Whether the scholarship is a good fit for people who already plan to stay, or if it’s encouraging people who’d already planned to leave to stay, I’m not really sure. But I think by and large we see students who are happy to take on that commitment cus for the most part they want to stay and work here.”

That three-year work requirement is part of what encouraged Tanner Blank to transfer from the School of Mines to Western Dakota Tech.. Blank was born and raised in Rapid City.  He’s graduating this semester from the electrical trades program with a job in-hand, and is happy to be staying near family and friends.

“Cus of Build Dakota, the other jobs kinda came to me. And that was super nice cus I kinda wanna come full circle. I’d been raised by the community and I’d kinda like to give back to it someday, so they gave me the opportunity to do so.”

But Blank understands that not everyone wants to stay in their hometown. And it all comes down to opportunity.

CEO of B9 Creations Shon Anderson says tech and trade schools play an important role in conversations about workforce development. But he’s wary of tunnel vision, even when it comes to developing South Dakota’s technology economy.

“I don’t care if you’re in the business of selling toothbrushes or 3D printers. You only need so many engineers. You only need so many manufacturing people. You gotta be able to sell it, you gotta be able to grow your team, you gotta be able to train and develop your people, you gotta be able to manage the financial part of the company.”

Anderson says many people count themselves out when they hear about openings at a tech-based company because they don’t have a science degree.

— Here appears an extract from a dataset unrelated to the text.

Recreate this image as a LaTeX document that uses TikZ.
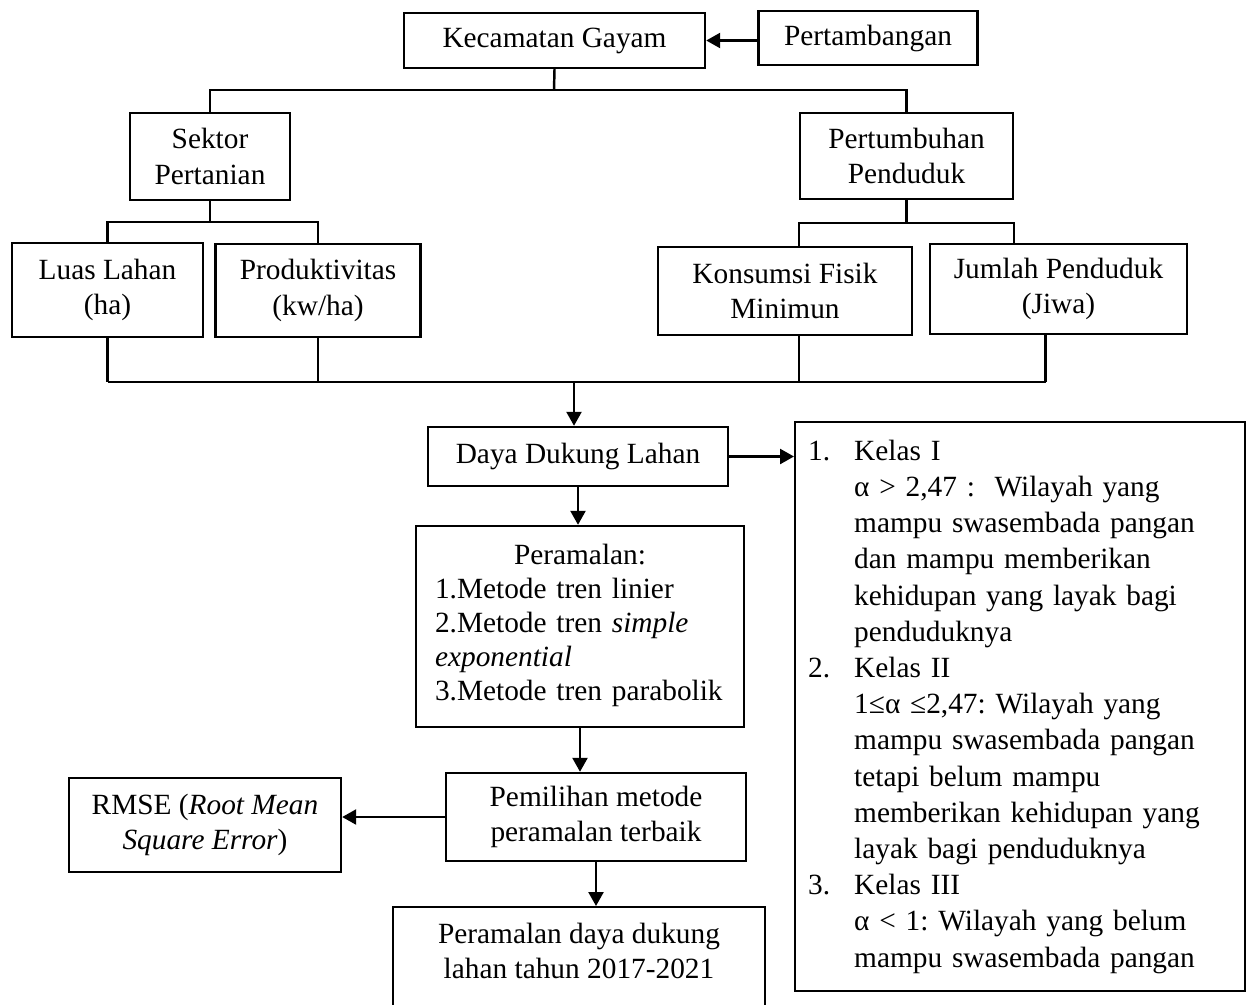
\documentclass[tikz,border=0pt]{standalone}
\usepackage{fontspec}
\setmainfont{Liberation Serif}
\usetikzlibrary{arrows.meta}
\frenchspacing

\newcommand{\kelasno}[1]{\makebox[0.92cm][l]{#1}}
\newcommand{\kelasind}{\hspace*{0.92cm}}

\begin{document}
\begin{tikzpicture}[x=0.02cm, y=-0.02cm,
    box/.style={draw, line width=1.4pt, align=center, inner sep=0pt,
        font=\fontsize{16.7}{20.4}\selectfont},
    ln/.style={line width=1.4pt},
    arr/.style={line width=1.4pt, -{Triangle[length=0.28cm, width=0.3cm]}}]
    \useasboundingbox (0,0) rectangle (1246,1004);

    \node[box, minimum width=6.02cm, minimum height=1.1cm] (kec) at (554.5,40.5) {Kecamatan Gayam};
    \node[box, minimum width=4.38cm, minimum height=1.08cm] (tambang) at (868,38) {Pertambangan};
    \node[box, minimum width=3.2cm, minimum height=1.74cm] (sektor) at (210,156.5) {Sektor\\Pertanian};
    \node[box, minimum width=4.26cm, minimum height=1.72cm] (tumbuh) at (906.5,156) {Pertumbuhan\\Penduduk};
    \node[box, minimum width=3.82cm, minimum height=1.88cm] (luas) at (107.5,290) {Luas Lahan\\(ha)};
    \node[box, minimum width=4.1cm, minimum height=1.86cm] (produk) at (318,290.5) {Produktivitas\\(kw/ha)};
    \node[box, minimum width=5.08cm, minimum height=1.76cm] (konsumsi) at (785,291) {Konsumsi Fisik\\Minimun};
    \node[box, minimum width=5.14cm, minimum height=1.8cm] (jumlah) at (1058.5,289) {Jumlah Penduduk\\(Jiwa)};
    \node[box, minimum width=6cm, minimum height=1.18cm] (daya) at (578,456.5) {Daya Dukung Lahan};
    \node[box, align=left, text width=5.8cm, inner xsep=0.38cm, minimum height=4.02cm,
        font=\fontsize{16.7}{19.4}\selectfont] (peramal) at (580,626.5)
        {\makebox[5.8cm]{Peramalan:}\\1.Metode tren linier\\2.Metode tren \textit{simple}\\\textit{exponential}\\3.Metode tren parabolik\rule[-0.16cm]{0pt}{0pt}};
    \node[box, minimum width=6cm, minimum height=1.76cm] (pilih) at (596,817) {Pemilihan metode\\peramalan terbaik};
    \node[box, minimum width=5.44cm, minimum height=1.88cm] (rmse) at (205,825) {RMSE (\textit{Root Mean}\\\textit{Square Error})};
    \node[box, anchor=north, minimum width=7.44cm, inner ysep=0.31cm] (akhir) at (579,906)
        {Peramalan daya dukung\\lahan tahun 2017-2021\rule[-1cm]{0pt}{0pt}};
    \node[box, anchor=north west, align=left, text width=8.48cm, inner xsep=0.26cm, minimum height=11.38cm,
        font=\fontsize{16.7}{20.6}\selectfont] (kelas) at (794,421)
        {\kelasno{1.}Kelas I\\
         \kelasind α > 2,47 :\ \ Wilayah yang\\
         \kelasind mampu swasembada pangan\\
         \kelasind dan mampu memberikan\\
         \kelasind kehidupan yang layak bagi\\
         \kelasind penduduknya\\
         \kelasno{2.}Kelas II\\
         \kelasind 1≤α ≤2,47: Wilayah yang\\
         \kelasind mampu swasembada pangan\\
         \kelasind tetapi belum mampu\\
         \kelasind memberikan kehidupan yang\\
         \kelasind layak bagi penduduknya\\
         \kelasno{3.}Kelas III\\
         \kelasind α < 1: Wilayah yang belum\\
         \kelasind mampu swasembada pangan};

    % cabang atas
    \coordinate (jkec) at (554,90);
    \coordinate (jsek) at (212,222);
    \coordinate (jtum) at (907,223);
    \coordinate (jbawah) at (574,382);
    \draw[arr] (tambang.west |- kec.east) -- (kec.east);
    \draw[ln] (kec.south) -- (jkec);
    \draw[ln] (sektor.north) |- (tumbuh.north |- jkec) -- (tumbuh.north);
    \draw[ln] (sektor.south) -- (sektor.south |- jsek);
    \draw[ln] (luas.north) |- (produk.north |- jsek) -- (produk.north);
    \draw[ln] (tumbuh.south) -- (tumbuh.south |- jtum);
    \draw[ln] (konsumsi.north -| tumbuh.west) -- (tumbuh.west |- jtum) -- (tumbuh.east |- jtum) -- (jumlah.north -| tumbuh.east);

    % cabang bawah
    \draw[ln] (luas.south) -- (luas.south |- jbawah);
    \draw[ln] (produk.south) -- (produk.south |- jbawah);
    \draw[ln] (konsumsi.south -| tumbuh.west) -- (tumbuh.west |- jbawah);
    \draw[ln] ([xshift=-0.26cm]jumlah.south) -- ([xshift=-0.26cm]jumlah.south |- jbawah);
    \draw[ln] (luas.south |- jbawah) -- ([xshift=-0.26cm]jumlah.south |- jbawah);
    \draw[arr] (jbawah) -- (daya.north -| jbawah);
    \draw[arr] (daya.east) -- (daya.east -| kelas.west);
    \draw[arr] (daya.south) -- (peramal.north -| daya.south);
    \draw[arr] (peramal.south) -- (pilih.north -| peramal.south);
    \draw[arr] (pilih.west) -- (rmse.east |- pilih.west);
    \draw[arr] (pilih.south) -- (akhir.north -| pilih.south);
\end{tikzpicture}
\end{document}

But he says any successful business needs people from all backgrounds.

“Those are the things I don’t typically hear talked about when I hear ‘workforce,’ and I would love to hear our legislature, our next governor, focus on some of those things that can help enable the growth of companies that are already here.”

In the meantime, his company and others will continue to work with South Dakota’s students as both employers and graduates take their next steps towards a future they hope is bright.